It's been a crazy few days for Jon Snow. First, he gets assassinated by his own men. Then he comes back from the dead. After that he has to execute the men who killed him. Who could blame the guy for deciding, as he did at the end of Sunday's episode, that he'd had enough of the Night's Watch, walking away from the Wall seemingly for good?
The episode was titled "Oathbreaker" after Snow's decision, which brings us to an interesting philosophical question: Did Jon Snow break his Night's Watch oaths by abandoning the brotherhood? For reference's sake, here's the show's version of that oath:
Night gathers, and now my watch begins. It shall not end until my death. I shall take no wife, hold no lands, father no children. I shall wear no crowns and win no glory. I shall live and die at my post. I am the sword in the darkness. I am the watcher on the walls. I am the shield that guards the realms of men. I pledge my life and honor to the Night's Watch, for this night and all the nights to come.
Most relevant to our interests is the "shall not end until my death" part. As Kit Harington was very fond of reminding us during Thrones' off-season, Jon Snow definitely died when he was stabbed by those Night's Watch mutineers. But in most understandings of death, the fact that you can't come back is a pretty fundamental part. If a death is not permanent, does it still count as a death?
According to the Stanford Encyclopedia of Philosophy, scholars didn't begin to debate the exact definition of death in earnest until the 20th century. In the real medieval world, medical care was such that various gradations of death were a moot point: If your brain died, your heart died shortly thereafter, and vice versa. (Of course, this same lack of strict definitions meant that people were sometimes buried when they were not yet dead, a particular fear in the Victorian era.) Today, the philosophical debate has real-world implications for the field of medical ethics. If death is the loss of human consciousness, is someone in a persistent vegetative state dead? If death is the loss of some theoretical thing we'll call "personhood," is someone in the advanced stages of dementia dead? And if death is simply the end of cardiac function, has someone who's been revived after their heart actually stops back from the dead?
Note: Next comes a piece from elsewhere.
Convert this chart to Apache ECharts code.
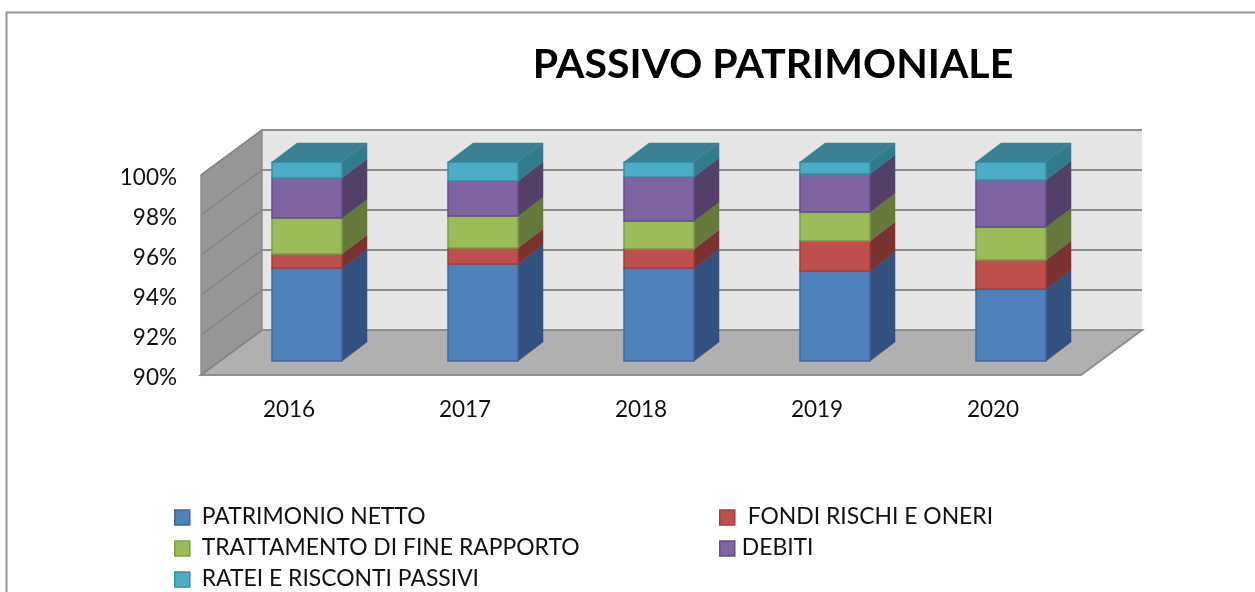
<!DOCTYPE html>
<html><head><meta charset="utf-8">
<style>html,body{margin:0;padding:0;background:#fff}#c{width:1255px;height:592px}</style>
<script src="https://cdn.jsdelivr.net/npm/echarts@6/dist/echarts.min.js"></script>
</head><body><div id="c"></div>
<script>
const categories = ['2016','2017','2018','2019','2020'];
const yTicks = [90,92,94,96,98,100];
const patrimonioNetto = [94.65,94.85,94.65,94.5,93.6];
const fondiRischi = [0.7,0.8,0.95,1.5,1.45];
const trattamentoFine = [1.8,1.6,1.4,1.45,1.65];
const debiti = [2.0,1.75,2.2,1.9,2.35];
const ratei = [0.8,0.95,0.75,0.6,0.9];

const FONT = 'Lato, Carlito, sans-serif';
const TXT = '#111';
const DEPTH_X = 61, DEPTH_Y = 45;         // floor / wall depth
const BAR_DX = 18, BAR_DY = 14;           // bar front plane offset
const BAR_DEPTH_X = 25, BAR_DEPTH_Y = 19; // bar depth
const BAR_W = 70;

const seriesDefs = [
  {name:'PATRIMONIO NETTO', values:patrimonioNetto, color:'#4F81BD', border:'#3F6A9E', side:'#30527C'},
  {name:'FONDI RISCHI E ONERI', values:fondiRischi, color:'#C0504D', border:'#A03F3D', side:'#7A3230'},
  {name:'TRATTAMENTO DI FINE RAPPORTO', values:trattamentoFine, color:'#9BBB59', border:'#7F9A48', side:'#66783A'},
  {name:'DEBITI', values:debiti, color:'#8064A2', border:'#654E82', side:'#533F69'},
  {name:'RATEI E RISCONTI PASSIVI', values:ratei, color:'#4BACC6', border:'#3A8CA3', side:'#327B8E', top:'#388296'}
];

function poly(points, fill, stroke, lw){
  return {type:'polygon', shape:{points}, style:{fill, stroke:stroke||fill, lineWidth:lw==null?1:lw}};
}
function line(a,b,stroke,lw){
  return {type:'line', shape:{x1:a[0],y1:a[1],x2:b[0],y2:b[1]}, style:{stroke, lineWidth:lw}};
}

function extent(api){
  const band = api.size([1,0])[0];
  const bottom = api.coord([0,yTicks[0]])[1];
  const top = api.coord([0,yTicks[yTicks.length-1]])[1];
  const left = api.coord([0,yTicks[0]])[0]-band/2;
  const right = api.coord([categories.length-1,yTicks[0]])[0]+band/2;
  return {left,right,top,bottom};
}

const wallSeries = {
  type:'custom', silent:true, coordinateSystem:'cartesian2d', z:1,
  data:[[0,yTicks[0]]], encode:{x:0,y:1},
  renderItem(p,api){
    const e = extent(api);
    const bx = e.left+DEPTH_X, by = e.bottom-DEPTH_Y, tY = e.top-DEPTH_Y, rx = e.right+DEPTH_X;
    return {type:'group', children:[
      poly([[bx,tY],[rx,tY],[rx,by],[bx,by]],'#E6E6E6','#E6E6E6',0),
      poly([[e.left,e.top],[bx,tY],[bx,by],[e.left,e.bottom]],'#969696','#8E8E8E',1.5),
      poly([[e.left,e.bottom],[bx,by],[rx,by],[e.right,e.bottom]],'#B0B0B0','#8E8E8E',2)
    ]};
  }
};
const gridSeries = {
  type:'custom', silent:true, coordinateSystem:'cartesian2d', z:2,
  data:yTicks.map(v=>[0,v]), encode:{x:0,y:1},
  renderItem(p,api){
    const e = extent(api);
    const y = api.coord([0,api.value(1)])[1];
    return {type:'group', children:[
      line([e.left,y],[e.left+DEPTH_X,y-DEPTH_Y],'#828282',1.5),
      line([e.left+DEPTH_X,y-DEPTH_Y],[e.right+DEPTH_X,y-DEPTH_Y],'#8E8E8E',2)
    ]};
  }
};

let cum = categories.map(()=>0);
const barSeries = seriesDefs.map((d,si)=>{
  const rows = d.values.map((v,i)=>{ const lo=cum[i], hi=lo+v; cum[i]=hi; return [i,lo,hi]; });
  const last = si===seriesDefs.length-1;
  return {
    name:d.name, type:'custom', coordinateSystem:'cartesian2d', z:5+si,
    itemStyle:{color:d.color,borderColor:d.border,borderWidth:1.5},
    data:rows, encode:{x:0,y:2},
    renderItem(p,api){
      const i = api.value(0);
      const lo = Math.max(api.value(1),yTicks[0]), hi = api.value(2);
      const cx = api.coord([i,lo])[0]+BAR_DX;
      const y0 = api.coord([i,lo])[1]-BAR_DY, y1 = api.coord([i,hi])[1]-BAR_DY;
      const l = cx-BAR_W/2, r = cx+BAR_W/2;
      const kids = [
        poly([[r,y1],[r+BAR_DEPTH_X,y1-BAR_DEPTH_Y],[r+BAR_DEPTH_X,y0-BAR_DEPTH_Y],[r,y0]],d.side,d.side,0.5),
        poly([[l,y1],[r,y1],[r,y0],[l,y0]],d.color,d.border,1.5)
      ];
      if(last) kids.push(poly([[l,y1],[l+BAR_DEPTH_X,y1-BAR_DEPTH_Y],[r+BAR_DEPTH_X,y1-BAR_DEPTH_Y],[r,y1]],d.top,d.top,0.5));
      return {type:'group', children:kids};
    }
  };
});

const legendPos = [
  {left:174,top:505,gap:12},
  {left:719,top:505,gap:13},
  {left:174,top:536,gap:12},
  {left:719,top:536,gap:7},
  {left:174,top:567,gap:12}
];

const option = {
  animation:false,
  backgroundColor:'#fff',
  title:{text:'PASSIVO PATRIMONIALE',left:768,top:39,textAlign:'center',
    textStyle:{fontFamily:FONT,fontWeight:'bold',fontSize:41,color:'#000'}},
  grid:{left:201,top:175,width:880,height:200,containLabel:false},
  xAxis:{type:'category',data:categories,axisLine:{show:false},axisTick:{show:false},splitLine:{show:false},
    axisLabel:{margin:23,fontFamily:FONT,fontSize:22.5,color:TXT,hideOverlap:false}},
  yAxis:{type:'value',min:90,max:100,interval:2,axisLine:{show:false},axisTick:{show:false},splitLine:{show:false},
    axisLabel:{margin:24,formatter:'{value}%',fontFamily:FONT,fontSize:22.5,color:TXT,verticalAlign:'top',lineHeight:6}},
  legend:seriesDefs.map((d,i)=>({
    data:[d.name],left:legendPos[i].left,top:legendPos[i].top,orient:'horizontal',
    itemWidth:15,itemHeight:15,itemGap:0,icon:'rect',padding:0,
    selectedMode:false,
    itemStyle:{borderColor:d.border,borderWidth:1.5},
    formatter:name=>'{t|'+name+'}',
    textStyle:{fontFamily:FONT,fontSize:22.9,color:TXT,
      rich:{t:{fontFamily:FONT,fontSize:22.9,color:TXT,padding:[0,0,2,legendPos[i].gap-5]}}}
  })),
  series:[wallSeries,gridSeries].concat(barSeries),
  graphic:[
    {type:'polyline',silent:true,shape:{points:[[6.5,592],[6.5,12.5],[1255,12.5]]},style:{fill:null,stroke:'#949494',lineWidth:2}}
  ]
};
echarts.init(document.getElementById('c'),null,{renderer:'canvas'}).setOption(option);
</script></body></html>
If so, that's the clearest possible model for Jon Snow, who was brought back after being dead roughly 24 hours — which is nothing compared to this Russian grandmother. The bad news for him, though, is that the Night's Watch vow is best understood as a verbal contract, and most modern legal definitions of death specify that it must in fact be permanent. As Duhaime's Law Dictionary puts it, death is the "irreversible cessation of circulatory and respiratory functions and of all functions of the entire brain, including the brain stem." The norms of Westeros aren't clear, but in the present world, if you come back from the dead, by definition, you weren't really dead.
And we don't even have to get that pedantic about it. The Night's Watch, whose whole raison d'être is battling ice zombies, know they're living in a fantasy world, and thus have constructed a clever workaround against anyone who might try to use the "die, then come back" loophole for getting out of their vows. It's there in the last sentence: "I pledge my life and honor to the Night's Watch, for this night and all the nights to come." So there you have it — as long as the world still exists, the men of the Night's Watch are sworn to defend it, no matter how many times they've died.
Ultimately, though, since the men of the Night's Watch seem to regard Snow as something closer to a god right now, it's unlikely that any barracks lawyer is about to ride up and punish him for failing to read the fine print. But it is a warning to anyone who'd like to follow in his footsteps: Strange women cutting hair and saying magic words is no basis for getting out of your vows!